GOAL. Return exactly, please, the lines that run from the line with "Convert this diagram to TikZ code." to the line with "minimum width=348pt, minimum", ends included, and omit all pictures.

Plotting code records.
========================================
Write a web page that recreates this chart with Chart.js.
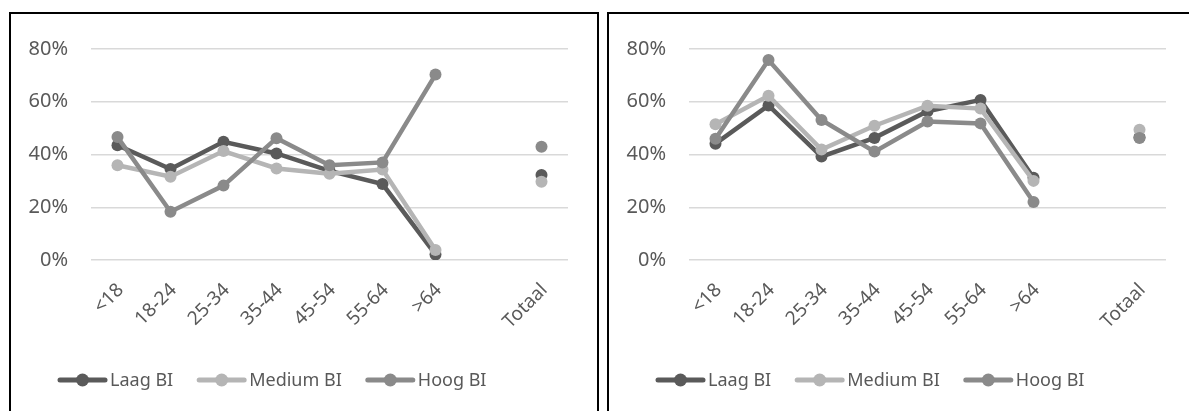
<!DOCTYPE html>
<html>
<head>
<meta charset="utf-8">
<script src="https://cdn.jsdelivr.net/npm/chart.js@4/dist/chart.umd.min.js"></script>
<style>
  html, body { margin: 0; padding: 0; background: #ffffff; overflow: hidden; }
  body { width: 1189px; height: 411px; position: relative; }
  .panel {
    position: absolute;
    top: 12px;
    width: 586px;
    height: 410px;
    border: 2px solid #000000;
    background: #ffffff;
  }
  #panelA { left: 9px; }
  #panelB { left: 607px; }
  .panel canvas { display: block; }
</style>
</head>
<body>
<div class="panel" id="panelA"><canvas id="chartA" width="586" height="410"></canvas></div>
<div class="panel" id="panelB"><canvas id="chartB" width="586" height="410"></canvas></div>
<script>
// Age groups; the empty slot separates the groups from the total
const categories = ['<18', '18-24', '25-34', '35-44', '45-54', '55-64', '>64', '', 'Totaal'];

const seriesNames = ['Laag BI', 'Medium BI', 'Hoog BI'];

// Left panel (percentages)
const laagA   = [43.5, 34.5, 44.8, 40.4, 33.8, 28.8, 2.1, null, 32.2];
const mediumA = [35.9, 31.6, 41.3, 34.7, 32.7, 34.3, 3.8, null, 29.7];
const hoogA   = [46.6, 18.3, 28.2, 46.2, 35.9, 37.0, 70.3, null, 42.9];

// Right panel (percentages)
const laagB   = [44.1, 58.6, 39.2, 46.3, 56.4, 60.7, 31.2, null, 46.5];
const mediumB = [51.5, 62.3, 41.9, 50.9, 58.5, 57.4, 30.0, null, 49.4];
const hoogB   = [46.0, 75.8, 53.1, 41.1, 52.5, 51.8, 22.0, null, 46.3];

const yTicks = [0, 20, 40, 60, 80];

const seriesColors = ['#5a5a5a', '#b5b5b5', '#8a8a8a'];
const textColor = '#595959';
const fontFamily = '"Noto Sans", "Open Sans", sans-serif';

// Legend: line segment with a round marker, followed by the series name
const lineLegend = {
  id: 'lineLegend',
  afterDraw(chart) {
    const ctx = chart.ctx;
    const cy = 366;
    let x = 47;
    ctx.save();
    ctx.font = '18px ' + fontFamily;
    ctx.textBaseline = 'middle';
    ctx.textAlign = 'left';
    chart.data.datasets.forEach((ds) => {
      ctx.strokeStyle = ds.borderColor;
      ctx.fillStyle = ds.borderColor;
      ctx.lineWidth = 5;
      ctx.lineCap = 'round';
      ctx.beginPath();
      ctx.moveTo(x + 2, cy);
      ctx.lineTo(x + 47, cy);
      ctx.stroke();
      ctx.beginPath();
      ctx.arc(x + 24.5, cy, 6.5, 0, Math.PI * 2);
      ctx.fill();
      x += 52;
      ctx.fillStyle = textColor;
      ctx.fillText(ds.label, x, cy + 1);
      x += ctx.measureText(ds.label).width + 24;
    });
    ctx.restore();
  }
};

function makeChart(id, laag, medium, hoog) {
  const values = [laag, medium, hoog];
  const datasets = values.map((data, i) => ({
    label: seriesNames[i],
    data: data,
    borderColor: seriesColors[i],
    backgroundColor: seriesColors[i],
    pointBackgroundColor: seriesColors[i],
    pointBorderColor: seriesColors[i],
    borderWidth: 4.5,
    pointRadius: 6,
    pointBorderWidth: 0,
    tension: 0,
    spanGaps: false,
    order: 2 - i
  }));

  return new Chart(document.getElementById(id), {
    type: 'line',
    data: { labels: categories, datasets: datasets },
    plugins: [lineLegend],
    options: {
      responsive: false,
      animation: false,
      events: [],
      layout: { padding: { left: 0, right: 29, top: 29, bottom: 74 } },
      plugins: {
        legend: { display: false },
        tooltip: { enabled: false }
      },
      scales: {
        x: {
          offset: true,
          grid: { display: false, drawTicks: false },
          border: { display: false },
          afterFit(scale) { scale.height = 90; },
          ticks: {
            autoSkip: false,
            minRotation: 45,
            maxRotation: 45,
            padding: 19,
            labelOffset: 3,
            color: textColor,
            font: { family: fontFamily, size: 19 }
          }
        },
        y: {
          min: 0,
          max: 80,
          afterFit(scale) { scale.width = 80; },
          afterBuildTicks(scale) { scale.ticks = yTicks.map(v => ({ value: v })); },
          grid: { color: '#d9d9d9', lineWidth: 1.5, drawTicks: false },
          border: { display: false },
          ticks: {
            padding: 23,
            color: textColor,
            font: { family: fontFamily, size: 20 },
            callback: (v) => v + '%'
          }
        }
      }
    }
  });
}

function drawAll() {
  makeChart('chartA', laagA, mediumA, hoogA);
  makeChart('chartB', laagB, mediumB, hoogB);
}

// Wait for the typeface so the first paint uses the right metrics
Promise.all([
  document.fonts.load('18px "Noto Sans"'),
  document.fonts.load('20px "Noto Sans"')
]).then(drawAll, drawAll);
</script>
</body>
</html>
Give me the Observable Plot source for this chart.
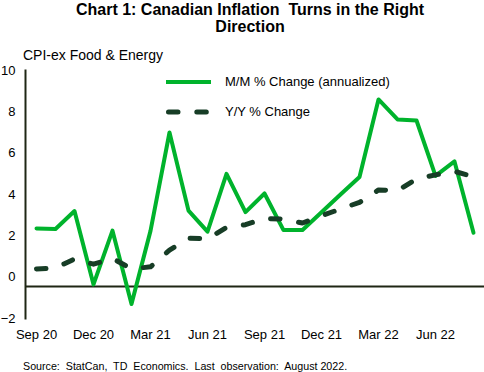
<!DOCTYPE html>
<html><head><meta charset="utf-8">
<script src="https://cdn.jsdelivr.net/npm/d3@7"></script>
<script src="https://cdn.jsdelivr.net/npm/@observablehq/plot@0.6"></script>
<style>
body{margin:0;background:#fff;font-family:"Liberation Sans",Arial,sans-serif;color:#000;}
#wrap{position:relative;width:484px;height:372px;overflow:hidden;background:#fff;}
#title{position:absolute;left:0;top:1px;width:500px;text-align:center;font-weight:bold;font-size:16px;line-height:17px;white-space:pre;}
#subtitle{position:absolute;left:23px;top:47px;font-size:14px;line-height:16px;white-space:nowrap;}
#chart{position:absolute;left:0;top:62px;}
#legend{position:absolute;left:0;top:0;}
.lg{position:absolute;left:166px;font-size:13px;line-height:16px;white-space:nowrap;}
.lg svg{position:absolute;left:0;top:0;}
.lg span{position:absolute;left:59px;top:0;}
#source{position:absolute;left:23px;top:360px;font-size:10.7px;line-height:12px;white-space:pre;}
</style>
</head><body>
<div id="wrap">
  <div id="title"></div>
  <div id="subtitle">CPI-ex Food &amp; Energy</div>
  <div id="chart"></div>
  <div id="legend"></div>
  <div id="source"></div>
</div>
<script>
const months = ["Sep 20","Oct 20","Nov 20","Dec 20","Jan 21","Feb 21","Mar 21","Apr 21","May 21","Jun 21","Jul 21","Aug 21","Sep 21","Oct 21","Nov 21","Dec 21","Jan 22","Feb 22","Mar 22","Apr 22","May 22","Jun 22","Jul 22","Aug 22"];
const mmChange = [2.36, 2.33, 3.2, -0.35, 2.25, -1.3, 2.24, 7.0, 3.22, 2.2, 5.0, 3.15, 4.05, 2.28, 2.28, 3.14, 4.0, 4.85, 8.6, 7.63, 7.58, 4.9, 5.6, 2.15];
const yyChange = [0.4, 0.45, 0.88, 0.63, 0.91, 0.4, 0.5, 1.31, 1.89, 1.85, 2.41, 2.54, 2.84, 2.81, 2.62, 2.97, 3.3, 3.62, 4.22, 4.19, 4.75, 4.95, 5.12, 4.86];
const xTickLabels = ["Sep 20","Dec 20","Mar 21","Jun 21","Sep 21","Dec 21","Mar 22","Jun 22"];
const yTicks = [-2, 0, 2, 4, 6, 8, 10];
const axisCross = -0.45;
const seriesNames = ["M/M % Change (annualized)", "Y/Y % Change"];
const titleLines = ["Chart 1: Canadian Inflation  Turns in the Right", "Direction"];
const sourceText = "Source:  StatCan,  TD  Economics.  Last  observation:  August 2022.";

const green = "#00b32c";
const dark = "#173d26";
const axisColor = "#1f2614";

const data = months.map((m, i) => ({month: m, mm: mmChange[i], yy: yyChange[i]}));

const chart = Plot.plot({
  width: 484, height: 290,
  marginTop: 8, marginBottom: 34, marginLeft: 25, marginRight: 0,
  insetLeft: 10, insetRight: 10.4,
  style: {fontFamily: "Liberation Sans, Arial, sans-serif", fontSize: "13px", color: "#000", background: "transparent"},
  x: {type: "point", domain: months, padding: 0, label: null},
  y: {domain: [-2, 10], label: null},
  marks: [
    Plot.axisX({ticks: xTickLabels, tickSize: 0, tickPadding: 11, label: null, fontSize: 13}),
    Plot.axisY({ticks: yTicks, tickSize: 0, tickPadding: 10, label: null, fontSize: 13}),
    Plot.frame({anchor: "left", stroke: axisColor, strokeWidth: 2}),
    Plot.ruleY([axisCross], {stroke: axisColor, strokeWidth: 2}),
    Plot.line(data, {x: "month", y: "mm", stroke: green, strokeWidth: 4, strokeLinejoin: "round"}),
    Plot.line(data, {x: "month", y: "yy", stroke: dark, strokeWidth: 5, strokeDasharray: "9.5,18.8", strokeLinecap: "round", strokeLinejoin: "round"})
  ]
});
document.getElementById("chart").appendChild(chart);
document.getElementById("title").textContent = titleLines.join("\n");

// legend
const legend = document.getElementById("legend");
const rows = [
  {name: seriesNames[0], top: 74, stroke: green, width: 4, dash: null, len: 45},
  {name: seriesNames[1], top: 104, stroke: dark, width: 5, dash: "9.5,18.8", len: 42}
];
rows.forEach(r => {
  const div = document.createElement("div");
  div.className = "lg";
  div.style.top = r.top + "px";
  const ns = "http://www.w3.org/2000/svg";
  const s = document.createElementNS(ns, "svg");
  s.setAttribute("width", 50); s.setAttribute("height", 16);
  const l = document.createElementNS(ns, "line");
  l.setAttribute("x1", r.dash ? 2.5 : 0); l.setAttribute("x2", r.len);
  l.setAttribute("y1", 8); l.setAttribute("y2", 8);
  l.setAttribute("stroke", r.stroke); l.setAttribute("stroke-width", r.width);
  if (r.dash) { l.setAttribute("stroke-dasharray", r.dash); l.setAttribute("stroke-linecap", "round"); }
  s.appendChild(l);
  div.appendChild(s);
  const sp = document.createElement("span");
  sp.textContent = r.name;
  div.appendChild(sp);
  legend.appendChild(div);
});
document.getElementById("source").textContent = sourceText;
</script>
</body></html>
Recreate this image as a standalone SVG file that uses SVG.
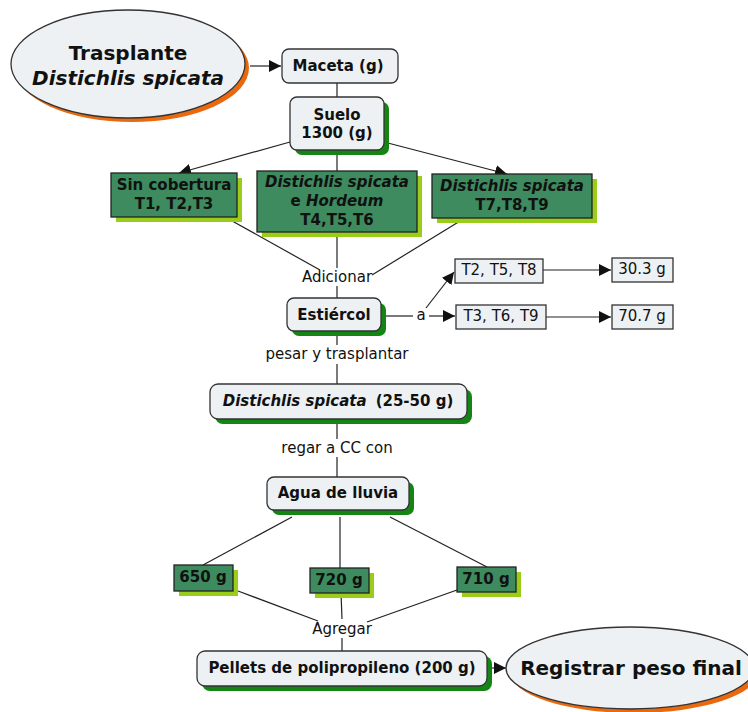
<svg xmlns="http://www.w3.org/2000/svg" width="748" height="712" viewBox="0 0 748 712">
<defs>
<style>
.t{font-family:"DejaVu Sans","Verdana",sans-serif;fill:#111;text-anchor:middle;dominant-baseline:central}
.b{font-weight:bold;font-size:15px}
.n{font-size:15px}
.big{font-weight:bold;font-size:20px}
.i{font-style:italic}
.node{fill:#edf1f4;stroke:#333;stroke-width:1.3}
.gsh{fill:#148514}
.ysh{fill:#9acd1a}
.osh{fill:#e9690f}
.gbox{fill:#3d8b5f;stroke:#222;stroke-width:1.3}
.rect{fill:#edf1f4;stroke:#333;stroke-width:1.3}
.c line{stroke:#222;stroke-width:1.2}
</style>
<marker id="ah" viewBox="0 0 10 10" refX="10" refY="5" markerWidth="12" markerHeight="12" markerUnits="userSpaceOnUse" orient="auto">
<path d="M0,0 L10,5 L0,10 z" fill="#111"/>
</marker>
</defs>
<rect width="748" height="712" fill="#fff"/>

<g class="c">
<line x1="250" y1="66" x2="281" y2="66" marker-end="url(#ah)"/>
<line x1="337" y1="83" x2="337" y2="97"/>
<line x1="290" y1="142" x2="179" y2="173" marker-end="url(#ah)"/>
<line x1="337" y1="150" x2="337" y2="171"/>
<line x1="384" y1="142" x2="507" y2="174" marker-end="url(#ah)"/>
<line x1="225" y1="217" x2="320" y2="270"/>
<line x1="337" y1="232" x2="337" y2="268"/>
<line x1="465" y1="218" x2="372" y2="275"/>
<line x1="337" y1="286" x2="337" y2="298"/>
<line x1="381" y1="316" x2="413" y2="316"/>
<line x1="429" y1="316" x2="455" y2="316" marker-end="url(#ah)"/>
<line x1="426" y1="308" x2="454" y2="272" marker-end="url(#ah)"/>
<line x1="543" y1="270" x2="611" y2="270" marker-end="url(#ah)"/>
<line x1="546" y1="317" x2="611" y2="317" marker-end="url(#ah)"/>
<line x1="337" y1="331" x2="337" y2="345"/>
<line x1="337" y1="364" x2="337" y2="384"/>
<line x1="337" y1="419" x2="337" y2="439"/>
<line x1="337" y1="457" x2="337" y2="477"/>
<line x1="292" y1="517" x2="203" y2="565"/>
<line x1="340" y1="517" x2="340" y2="568"/>
<line x1="390" y1="517" x2="487" y2="567"/>
<line x1="238" y1="591" x2="318" y2="621"/>
<line x1="341" y1="593" x2="342" y2="619"/>
<line x1="457" y1="590" x2="367" y2="622"/>
<line x1="342" y1="638" x2="342" y2="651"/>
<line x1="487" y1="668" x2="506" y2="668" marker-end="url(#ah)"/>
</g>

<g id="trasplante">
<ellipse cx="132" cy="68" rx="117" ry="54" class="osh"/>
<ellipse cx="128" cy="64" rx="117" ry="54" class="node"/>
<text x="128" y="53" class="t big">Trasplante</text>
<text x="128" y="78" class="t big i">Distichlis spicata</text>
</g>

<g id="maceta">
<rect x="282" y="49" width="116" height="34" rx="7" class="node"/>
<text x="338" y="66" class="t b">Maceta (g)</text>
</g>

<g id="suelo">
<rect x="295" y="102" width="94" height="53" rx="7" class="gsh"/>
<rect x="290" y="97" width="94" height="53" rx="7" class="node"/>
<text x="337" y="115" class="t b">Suelo</text>
<text x="337" y="133" class="t b">1300 (g)</text>
</g>

<g id="sincobertura">
<rect x="116" y="178" width="126" height="44" class="ysh"/>
<rect x="111" y="173" width="126" height="44" class="gbox"/>
<text x="174" y="185" class="t b">Sin cobertura</text>
<text x="174" y="204" class="t b">T1, T2,T3</text>
</g>

<g id="dshordeum">
<rect x="262" y="176" width="160" height="61" class="ysh"/>
<rect x="257" y="171" width="160" height="61" class="gbox"/>
<text x="337" y="182" class="t b i">Distichlis spicata</text>
<text x="337" y="201" class="t b">e <tspan font-style="italic">Hordeum</tspan></text>
<text x="337" y="220" class="t b">T4,T5,T6</text>
</g>

<g id="ds">
<rect x="437" y="179" width="160" height="44" class="ysh"/>
<rect x="432" y="174" width="160" height="44" class="gbox"/>
<text x="512" y="186" class="t b i">Distichlis spicata</text>
<text x="512" y="205" class="t b">T7,T8,T9</text>
</g>

<g id="adicionar">
<text x="337" y="277" class="t n">Adicionar</text>
</g>

<g id="estiercol">
<rect x="292" y="303" width="94" height="33" rx="7" class="gsh"/>
<rect x="287" y="298" width="94" height="33" rx="7" class="node"/>
<text x="334" y="315" class="t b">Estiércol</text>
</g>

<g id="a">
<text x="421" y="315" class="t n">a</text>
</g>

<g id="t258">
<rect x="455" y="259" width="88" height="24" class="rect"/>
<text x="499" y="270" class="t n">T2, T5, T8</text>
</g>

<g id="t369">
<rect x="456" y="305" width="90" height="24" class="rect"/>
<text x="501" y="316" class="t n">T3, T6, T9</text>
</g>

<g id="g303">
<rect x="612" y="258" width="61" height="24" class="rect"/>
<text x="642" y="269" class="t n">30.3 g</text>
</g>

<g id="g707">
<rect x="612" y="305" width="61" height="24" class="rect"/>
<text x="642" y="316" class="t n">70.7 g</text>
</g>

<g id="pesar">
<text x="337" y="354" class="t n">pesar y trasplantar</text>
</g>

<g id="dsweight">
<rect x="215" y="389" width="257" height="35" rx="8" class="gsh"/>
<rect x="210" y="384" width="257" height="35" rx="8" class="node"/>
<text x="338" y="401" class="t b"><tspan font-style="italic">Distichlis spicata</tspan><tspan dx="9">(25-50 g)</tspan></text>
</g>

<g id="regar">
<text x="337" y="448" class="t n">regar a CC con</text>
</g>

<g id="agua">
<rect x="272" y="482" width="142" height="33" rx="7" class="gsh"/>
<rect x="267" y="477" width="142" height="33" rx="7" class="node"/>
<text x="338" y="493" class="t b">Agua de lluvia</text>
</g>

<g id="g650">
<rect x="179" y="570" width="59" height="26" class="ysh"/>
<rect x="174" y="565" width="59" height="26" class="gbox"/>
<text x="203" y="577" class="t b">650 g</text>
</g>

<g id="g720">
<rect x="315" y="573" width="59" height="25" class="ysh"/>
<rect x="310" y="568" width="59" height="25" class="gbox"/>
<text x="339" y="580" class="t b">720 g</text>
</g>

<g id="g710">
<rect x="462" y="572" width="59" height="25" class="ysh"/>
<rect x="457" y="567" width="59" height="25" class="gbox"/>
<text x="486" y="579" class="t b">710 g</text>
</g>

<g id="agregar">
<text x="342" y="629" class="t n">Agregar</text>
</g>

<g id="pellets">
<rect x="202" y="656" width="290" height="35" rx="8" class="gsh"/>
<rect x="197" y="651" width="290" height="35" rx="8" class="node"/>
<text x="342" y="668" class="t b">Pellets de polipropileno (200 g)</text>
</g>

<g id="registrar">
<ellipse cx="634" cy="672" rx="124" ry="41" class="osh"/>
<ellipse cx="630" cy="668" rx="124" ry="41" class="node"/>
<text x="631" y="668" class="t big">Registrar peso final</text>
</g>
</svg>
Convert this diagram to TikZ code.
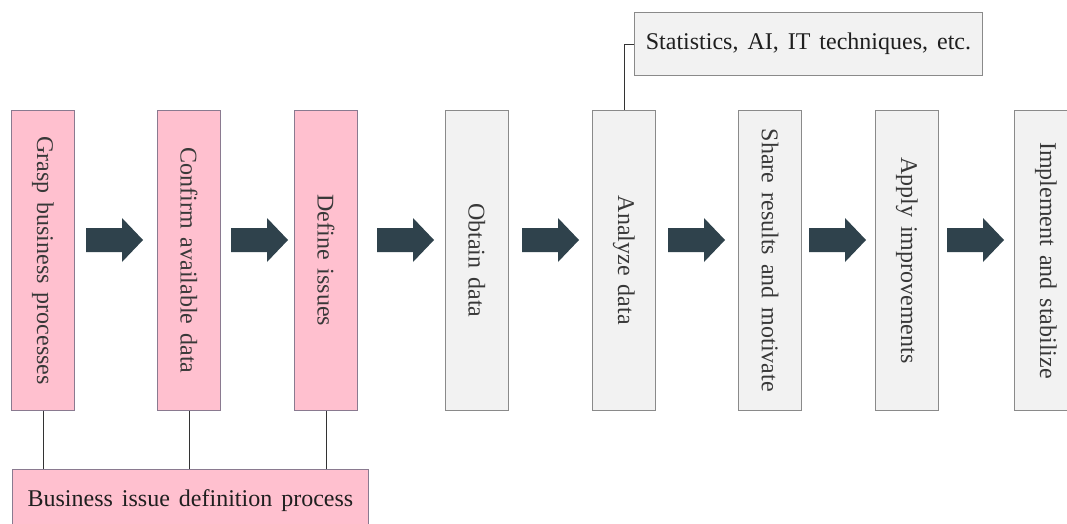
\documentclass[tikz,border=0pt]{standalone}
\usepackage{fontspec}
\setmainfont{Liberation Serif}[WordSpace=1.5]
\definecolor{pinkfill}{HTML}{FFC0CF}
\definecolor{pinkbd}{HTML}{8A7A90}
\definecolor{grayfill}{HTML}{F2F2F2}
\definecolor{graybd}{HTML}{8A8A8A}
\definecolor{arrowc}{HTML}{2F424C}
\definecolor{textc}{HTML}{383838}
\begin{document}
\begin{tikzpicture}[x=1pt,y=-1pt,
  stage/.style={draw=graybd, fill=grayfill, line width=0.9pt, minimum width=63pt,
    minimum height=300pt, inner sep=0pt, text=textc,
    font=\fontsize{24}{28}\selectfont, anchor=north west},
  pinkstage/.style={stage, draw=pinkbd, fill=pinkfill},
  widebox/.style={draw=graybd, fill=grayfill, line width=0.9pt, inner sep=0pt,
    text=black!88, font=\fontsize{24}{28}\selectfont, anchor=north west},
  conn/.style={draw=black!80, line width=0.8pt},
  blockarrow/.pic={\fill[arrowc] (0,-12) -- (36,-12) -- (36,-22) -- (57,0) -- (36,22) -- (36,12) -- (0,12) -- cycle;}
]
\useasboundingbox (0,0) rectangle (1067,524);
\clip (0,0) rectangle (1067,524);
\fill[white] (0,0) rectangle (1067,524);

\node[pinkstage] (b1) at (11,110) {\rotatebox{-90}{Grasp business processes}};
\node[pinkstage] (b2) at (157,110) {\rotatebox{-90}{Confirm available data}};
\node[pinkstage] (b3) at (294,110) {\rotatebox{-90}{Define issues}};
\node[stage] (b4) at (445,110) {\rotatebox{-90}{Obtain data}};
\node[stage] (b5) at (592,110) {\rotatebox{-90}{Analyze data}};
\node[stage] (b6) at (738,110) {\rotatebox{-90}{Share results and motivate}};
\node[stage] (b7) at (875,110) {\rotatebox{-90}{Apply improvements}};
\node[stage] (b8) at (1014,110) {\rotatebox{-90}{Implement and stabilize}};

\pic at (86,240) {blockarrow};
\pic at (231,240) {blockarrow};
\pic at (377,240) {blockarrow};
\pic at (522,240) {blockarrow};
\pic at (668,240) {blockarrow};
\pic at (809,240) {blockarrow};
\pic at (947,240) {blockarrow};

\node[widebox, draw=pinkbd, fill=pinkfill, minimum width=356pt, minimum height=62pt] (bot) at (12,469) {Business issue definition process};
\node[widebox, minimum width=348pt, minimum height=63pt] (top) at (634,12) {Statistics, AI, IT techniques, etc.};

\draw[conn] (b1.south) -- (b1.south |- bot.north);
\draw[conn] (b2.south) -- (b2.south |- bot.north);
\draw[conn] (b3.south) -- (b3.south |- bot.north);
\draw[conn] (b5.north) |- (top.west);
\end{tikzpicture}
\end{document}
========================================
ANSWER TO THE TASK.
Convert this diagram to TikZ code.
\documentclass[tikz,border=0pt]{standalone}
\usepackage{fontspec}
\setmainfont{Liberation Serif}[WordSpace=1.5]
\definecolor{pinkfill}{HTML}{FFC0CF}
\definecolor{pinkbd}{HTML}{8A7A90}
\definecolor{grayfill}{HTML}{F2F2F2}
\definecolor{graybd}{HTML}{8A8A8A}
\definecolor{arrowc}{HTML}{2F424C}
\definecolor{textc}{HTML}{383838}
\begin{document}
\begin{tikzpicture}[x=1pt,y=-1pt,
  stage/.style={draw=graybd, fill=grayfill, line width=0.9pt, minimum width=63pt,
    minimum height=300pt, inner sep=0pt, text=textc,
    font=\fontsize{24}{28}\selectfont, anchor=north west},
  pinkstage/.style={stage, draw=pinkbd, fill=pinkfill},
  widebox/.style={draw=graybd, fill=grayfill, line width=0.9pt, inner sep=0pt,
    text=black!88, font=\fontsize{24}{28}\selectfont, anchor=north west},
  conn/.style={draw=black!80, line width=0.8pt},
  blockarrow/.pic={\fill[arrowc] (0,-12) -- (36,-12) -- (36,-22) -- (57,0) -- (36,22) -- (36,12) -- (0,12) -- cycle;}
]
\useasboundingbox (0,0) rectangle (1067,524);
\clip (0,0) rectangle (1067,524);
\fill[white] (0,0) rectangle (1067,524);

\node[pinkstage] (b1) at (11,110) {\rotatebox{-90}{Grasp business processes}};
\node[pinkstage] (b2) at (157,110) {\rotatebox{-90}{Confirm available data}};
\node[pinkstage] (b3) at (294,110) {\rotatebox{-90}{Define issues}};
\node[stage] (b4) at (445,110) {\rotatebox{-90}{Obtain data}};
\node[stage] (b5) at (592,110) {\rotatebox{-90}{Analyze data}};
\node[stage] (b6) at (738,110) {\rotatebox{-90}{Share results and motivate}};
\node[stage] (b7) at (875,110) {\rotatebox{-90}{Apply improvements}};
\node[stage] (b8) at (1014,110) {\rotatebox{-90}{Implement and stabilize}};

\pic at (86,240) {blockarrow};
\pic at (231,240) {blockarrow};
\pic at (377,240) {blockarrow};
\pic at (522,240) {blockarrow};
\pic at (668,240) {blockarrow};
\pic at (809,240) {blockarrow};
\pic at (947,240) {blockarrow};

\node[widebox, draw=pinkbd, fill=pinkfill, minimum width=356pt, minimum height=62pt] (bot) at (12,469) {Business issue definition process};
\node[widebox, minimum width=348pt, minimum height=63pt] (top) at (634,12) {Statistics, AI, IT techniques, etc.};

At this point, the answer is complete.